L'Allemagne, de son côté, affiche un objectif national, même s'il apparaît moins ambitieux que celui de l'Italie. Mais les stratégies diffèrent selon les Länder, certains mettant en œuvre des mécanismes plus solides que d'autres. Ainsi, le Bade-Wurtenberg s'est fixé l'objectif ZAN 2035, qui sera rendu contraignant par son inscription dans le plan de développement du Land, dont la révision sera préparée par un conseil de 400 citoyens tirés au sort. Il sera accompagné d'un plan d'action comportant plusieurs mesures de soutien, parmi lesquelles une subvention pour les projets de densification à hauteur de 50 % du montant du projet dans la limite de 100 000 euros ou le financement de la création de postes de gestionnaires de l'espace communal, avec un engagement sur trois ans dans la limite de 40 000 euros par an.
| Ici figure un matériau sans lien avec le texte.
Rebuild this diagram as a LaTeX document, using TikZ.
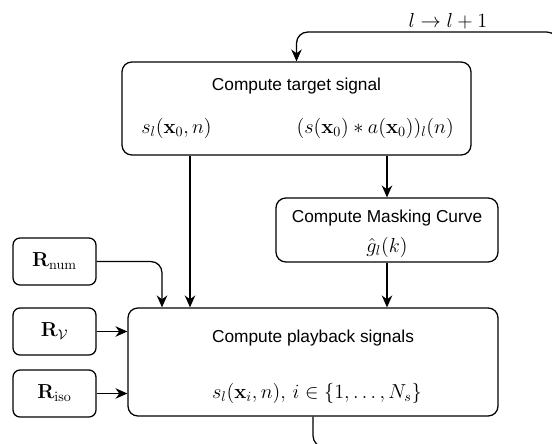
\documentclass[tikz,border=0pt]{standalone}
\usepackage{amsmath,amssymb}
\usepackage[no-math]{fontspec}
\setmainfont{Liberation Sans}
\usetikzlibrary{arrows.meta, calc}
\tikzset{
    block/.style = {draw, line width=0.9pt, rounded corners=7pt, inner sep=0pt},
    smallblock/.style = {draw, line width=0.9pt, rounded corners=5pt, inner sep=0pt,
        minimum width=83*0.025cm, minimum height=47*0.025cm, font=\fontsize{14.3}{16}\selectfont},
    txt/.style = {inner sep=0pt, font=\fontsize{12.3}{14}\selectfont},
    mth/.style = {inner sep=0pt, font=\fontsize{13.6}{16}\selectfont},
    arr/.style = {-{Stealth[length=8.5pt, width=7.5pt]}, line width=0.9pt},
}

\begin{document}
\begin{tikzpicture}[x=0.025cm, y=-0.025cm]
\useasboundingbox (0,0) rectangle (552,443);

% blocks
\node[block, minimum width=349*0.025cm, minimum height=93*0.025cm] (target) at (296.5,108.5) {};
\node[txt] (targettitle) at (296.5,86) {Compute target signal};
\node[mth, anchor=west] (sl0) at (141,128) {$s_l(\mathbf{x}_0,n)$};
\node[mth, anchor=east] (conv) at (454,128) {$(s(\mathbf{x}_0)*a(\mathbf{x}_0))_l(n)$};

\node[block, minimum width=222*0.025cm, minimum height=64*0.025cm] (mask) at (387,230) {};
\node[txt] (masktitle) at (387,218) {Compute Masking Curve};
\node[mth] (gl) at (387,247) {$\hat{g}_l(k)$};

\node[block, minimum width=370*0.025cm, minimum height=108*0.025cm] (play) at (313,362) {};
\node[txt] (playtitle) at (313,338) {Compute playback signals};
\node[mth] (sli) at (317,393) {$s_l(\mathbf{x}_i,n),\, i\in\{1,\dots,N_s\}$};

\node[smallblock] (rnum) at (54.5,261.5) {$\mathbf{R}_{\mathrm{num}}$};
\node[smallblock] (rv) at (54.5,331.5) {$\mathbf{R}_{\mathcal{V}}$};
\node[smallblock] (riso) at (54.5,393.5) {$\mathbf{R}_{\mathrm{iso}}$};

% connectors
\draw[arr] (target.south -| 190,0) -- (play.north -| 190,0);
\draw[arr] (target.south -| mask.north) -- (mask.north);
\draw[arr] (mask.south) -- (play.north -| mask.south);
\draw[arr, rounded corners=8pt] (rnum.east) -| (play.north -| 162,0);
\draw[arr] (rv.east) -- (play.west |- rv.east);
\draw[arr] (riso.east) -- (play.west |- riso.east);

% feedback l -> l+1
\coordinate (loopin) at (target.north);
\draw[arr, rounded corners=8pt] (play.south) -- (313,447) -- (558,447) -- (558,32) -- (296.5,32) -- (loopin);
\node[mth, anchor=south] (inc) at (448,29) {$l\rightarrow l+1$};
\end{tikzpicture}
\end{document}
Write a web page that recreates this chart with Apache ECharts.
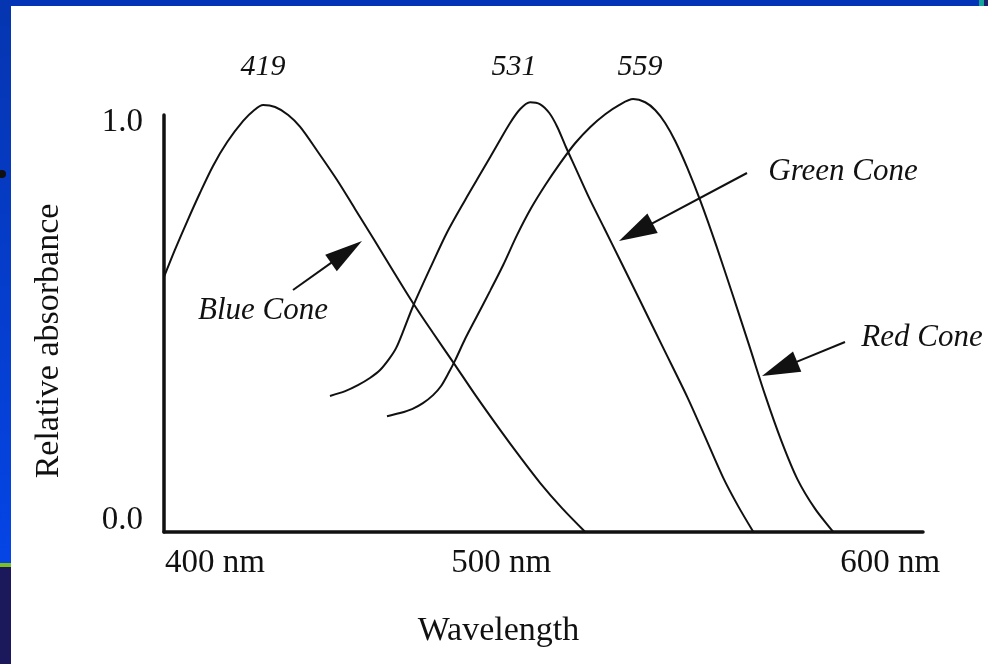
<!DOCTYPE html>
<html><head><meta charset="utf-8">
<script src="https://cdn.jsdelivr.net/npm/echarts@6/dist/echarts.min.js"></script>
<style>html,body{margin:0;padding:0;background:#fff}#c{width:988px;height:664px}</style>
</head><body><div id="c"></div>
<script>
// ---- data ----
const wavelengthTicks = [400, 500, 600];
const tickLabels = ['400 nm', '500 nm', '600 nm'];
const absorbanceTicks = [0, 1];
const peakLabels = ['419', '531', '559'];
const coneNames = ['Blue Cone', 'Green Cone', 'Red Cone'];
const xAxisTitle = 'Wavelength';
const yAxisTitle = 'Relative absorbance';

const blueCone = [[400.0,0.641],[403.0,0.709],[406.3,0.779],[409.9,0.852],[413.5,0.920],[417.4,0.980],[421.8,1.033],[424.8,1.060],[427.3,1.073],[430.6,1.068],[434.2,1.048],[437.5,1.018],[442.4,0.955],[447.7,0.884],[452.6,0.812],[457.9,0.734],[463.1,0.656],[468.6,0.575],[474.1,0.500],[479.6,0.427],[485.9,0.342],[492.6,0.256],[498.1,0.188],[503.6,0.123],[509.6,0.060],[516.0,0.000]];
const greenCone = [[445.7,0.342],[449.9,0.354],[453.4,0.369],[456.7,0.387],[459.5,0.407],[462.0,0.435],[463.9,0.462],[466.1,0.510],[468.6,0.568],[473.3,0.663],[478.0,0.754],[482.9,0.834],[487.9,0.912],[491.7,0.972],[495.3,1.028],[498.1,1.063],[500.8,1.080],[503.6,1.075],[506.1,1.053],[508.3,1.018],[510.7,0.967],[513.2,0.917],[517.1,0.839],[521.2,0.764],[525.6,0.683],[530.9,0.585],[537.5,0.462],[544.1,0.339],[549.0,0.239],[554.0,0.136],[558.1,0.065],[562.3,0.000]];
const redCone = [[461.4,0.291],[465.0,0.299],[468.3,0.309],[471.3,0.324],[474.1,0.344],[476.3,0.367],[478.2,0.397],[480.2,0.432],[482.9,0.485],[486.2,0.543],[489.8,0.606],[493.4,0.671],[497.2,0.746],[501.1,0.814],[505.0,0.872],[509.1,0.927],[513.2,0.977],[517.4,1.018],[521.5,1.050],[525.3,1.073],[529.2,1.088],[532.5,1.080],[535.3,1.060],[538.0,1.028],[540.8,0.982],[544.1,0.915],[547.7,0.832],[552.1,0.719],[556.7,0.593],[561.2,0.467],[565.6,0.342],[570.0,0.229],[574.4,0.133],[579.3,0.058],[584.3,0.000]];

// ---- layout ----
const INK = '#111';
const SERIF = '"Liberation Serif", "Times New Roman", serif';

function arrow(tail, tip, len, half) {
  const dx = tip[0] - tail[0], dy = tip[1] - tail[1];
  const L = Math.hypot(dx, dy), ux = dx / L, uy = dy / L;
  const bx = tip[0] - ux * len, by = tip[1] - uy * len;
  const px = -uy, py = ux;
  return [
    {type: 'line', shape: {x1: tail[0], y1: tail[1], x2: bx + ux * 4, y2: by + uy * 4}, style: {stroke: INK, lineWidth: 2}, z: 10},
    {type: 'polygon', shape: {points: [tip, [bx + px * half, by + py * half], [bx - px * half, by - py * half]]}, style: {fill: INK}, z: 10}
  ];
}
function txt(s, x, y, size, italic) {
  return {type: 'text', x: x, y: y, z: 10, style: {text: s, fill: INK, font: (italic ? 'italic ' : '') + size + 'px ' + SERIF, textAlign: 'center', textVerticalAlign: 'middle'}};
}

const peakPos = [[263, 67], [514, 67], [640, 67]];
const namePos = [[263, 311], [843, 172], [922, 338]];

const graphics = [
  // slide frame
  {type: 'rect', shape: {x: 0, y: 0, width: 988, height: 6}, style: {fill: '#0333b6'}, z: 1},
  {type: 'rect', shape: {x: 979, y: 0, width: 5, height: 6}, style: {fill: '#13a59a'}, z: 2},
  {type: 'rect', shape: {x: 984, y: 0, width: 4, height: 6}, style: {fill: '#1c1f6e'}, z: 2},
  {type: 'rect', shape: {x: 0, y: 0, width: 11, height: 563}, style: {fill: new echarts.graphic.LinearGradient(0, 0, 0, 1, [{offset: 0, color: '#0535b0'}, {offset: 1, color: '#0545e6'}])}, z: 1},
  {type: 'rect', shape: {x: 0, y: 563, width: 11, height: 4}, style: {fill: '#7cc21e'}, z: 1},
  {type: 'rect', shape: {x: 0, y: 567, width: 11, height: 97}, style: {fill: '#1b195c'}, z: 1},
  {type: 'circle', shape: {cx: 2, cy: 174, r: 4}, style: {fill: '#111'}, z: 2}
];
peakLabels.forEach((s, i) => graphics.push(txt(s, peakPos[i][0], peakPos[i][1], 30, true)));
coneNames.forEach((s, i) => graphics.push(txt(s, namePos[i][0], namePos[i][1], 31, true)));
graphics.push(...arrow([293, 290], [362, 241], 38, 10));
graphics.push(...arrow([747, 173], [619, 241], 38, 11));
graphics.push(...arrow([845, 342], [762, 376], 38, 11));

function curve(name, data) {
  return {name: name, type: 'line', data: data, smooth: 0.3, showSymbol: false, clip: false, silent: true,
    lineStyle: {color: INK, width: 2}, z: 5};
}

const chart = echarts.init(document.getElementById('c'), null, {renderer: 'canvas'});
chart.setOption({
  animation: false,
  backgroundColor: '#ffffff',
  grid: {left: 164, right: 65, top: 115, bottom: 132},
  xAxis: {
    type: 'value', min: 400, max: 609,
    name: xAxisTitle, nameLocation: 'middle', nameGap: 82,
    nameTextStyle: {fontFamily: SERIF, fontSize: 34, color: INK, padding: [0, 90, 0, 0]},
    axisLine: {show: true, onZero: false, lineStyle: {color: INK, width: 3.5}},
    axisTick: {show: false}, splitLine: {show: false},
    axisLabel: {
      customValues: wavelengthTicks, margin: 15, fontFamily: SERIF, fontSize: 33, color: INK,
      formatter: v => { const i = wavelengthTicks.indexOf(v); return '{t' + i + '|' + tickLabels[i] + '}'; },
      rich: {
        t0: {fontFamily: SERIF, fontSize: 33, color: INK, padding: [0, 0, 0, 102]},
        t1: {fontFamily: SERIF, fontSize: 33, color: INK, padding: [0, 52, 0, 0]},
        t2: {fontFamily: SERIF, fontSize: 33, color: INK}
      }
    }
  },
  yAxis: {
    type: 'value', min: 0, max: 1.048,
    name: yAxisTitle, nameLocation: 'middle', nameGap: 98, nameRotate: 90,
    nameTextStyle: {fontFamily: SERIF, fontSize: 34, color: INK, padding: [0, 35, 0, 0]},
    axisLine: {show: true, lineStyle: {color: INK, width: 3.5}},
    axisTick: {show: false}, splitLine: {show: false},
    axisLabel: {customValues: absorbanceTicks, margin: 21, fontFamily: SERIF, fontSize: 33, color: INK,
      verticalAlign: 'bottom', lineHeight: 23, formatter: v => v.toFixed(1)}
  },
  series: [curve(coneNames[0], blueCone), curve(coneNames[1], greenCone), curve(coneNames[2], redCone)],
  graphic: graphics
});
</script></body></html>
La ville-État de Berlin, très densément peuplée, s'est fixée, quant à elle, comme objectif un solde équilibré entre artificialisation et renaturation à partir de 2030. Pour cela, elle a mis en place un système de compensation à l'échelle de la ville à l'aide d'une cartographie des espaces pouvant accueillir les mesures de compensation et d'un compteur écologique permettant de repérer de tels espaces. « Toutefois, l'utilisation de ces outils à l'échelle de la ville-État semble atteindre ses limites, par manque de terrains disponibles pour effectuer des mesures de compensation et compte tenu des objectifs de construction de nouveaux logements », tempère l'étude.